Compared to other financial resources, home equity is the most valuable asset for the largest number of older consumers. Recent figures show that home equity accounted for nearly 20 percent of all the assets held by consumers age 65 and older, according to Consumer Financial Protection Bureau’s (CFPB) analysis of the Federal Reserve Board, Survey of Consumer Finances 2013.

Home equity advantages

For the majority of older homeowners, homeownership provides affordable housing in retirement. On average, older homeowners spend a smaller proportion of their income on housing costs than do renters. In addition, many older homeowners have a potential source of savings in the equity accrued in their homes that can help some meet their financial needs in retirement. For example, homeowners can access their home equity by selling their home or by borrowing against their equity. Homeowners with an existing mortgage can do so through a cash-out refinancing either via a forward or reverse mortgage, or by taking out a second mortgage or home equity line of credit. Homeowners who no longer have a mortgage have the option of a new forward mortgage, a home equity loan, or a reverse mortgage.

Reverse mortgages are one way of utilizing the equity of a home and putting it to use without adding a refinancing or interest payment to monthly overhead. The loan is not repaid, in most instances, until the borrower dies, moves, or sells their home. At that time, the borrowers (or their heirs) can either repay the loan and keep the property or sell the home and use the proceeds to repay the loan, with the sellers keeping any proceeds that remain after the loan is repaid. The loan may have to be repaid if the borrower has to move into an assisted living facility or if they move in with a family member, and a property sale can pay off the loan and even provide additional equity.

In a reverse mortgage, the borrower keeps the title to the home. And is responsible for property taxes, insurance, utilities, fuel, maintenance, and other expenses.

Homeownership cash available

Investopedia reports that reverse mortgages can provide much-needed cash for seniors whose net worth is mostly tied up in the value of their home.  That cash can be determined by interest rates, as borrowers with the lowest rates will typically receive more proceeds and overall benefits of their reverse mortgage.

Before any of these loans can be secured, due diligence is necessary. As with any loan, there are pros and cons to the instrument so investigation is wise. In fact, it is required.

Counseling required by HUD

The federal government requires that all reverse mortgage borrowers receive counseling before they take out a HECM loan. The National Council on Aging reports that counselors are trained and approved by HUD to provide unbiased information and to discuss alternatives to a HECM, the costs associated with the loan, the various products and payment plan options, and much more.

The counseling session equips the borrower with the knowledge needed to make an informed choice. Often there is a fee for this counseling, usually payable at the time of the counseling. In some circumstances, the borrower may pay the fee at the time of the closing, using funds from the reverse mortgage.

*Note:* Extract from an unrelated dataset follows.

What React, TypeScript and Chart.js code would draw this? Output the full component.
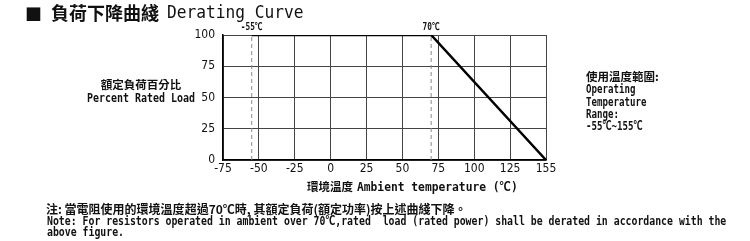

What is reverse mortgage counseling?

The counseling on a reverse mortgage is an independent session conducted by a third party. It is a requirement for all reverse mortgage loans. The purpose of the counseling is to ensure that all borrowers and spouses understand what a reverse mortgage is and what their obligations entail.

Adhering to HUD guidelines, the mandatory reverse mortgage counseling must include the implications of and alternatives to a reverse mortgage from a HUD-approved HECM counseling agency. Agencies are required by HUD regulations to provide the borrower with a list of reverse mortgage counseling agencies.

The list must include all HUD-approved counseling intermediaries that can provide telephonic counseling, as well as five (5) counseling agencies within your local area, state or both, with at least one of the local agencies located within a reasonable driving distance for the mandated (pre-Covid) face-to-face counseling.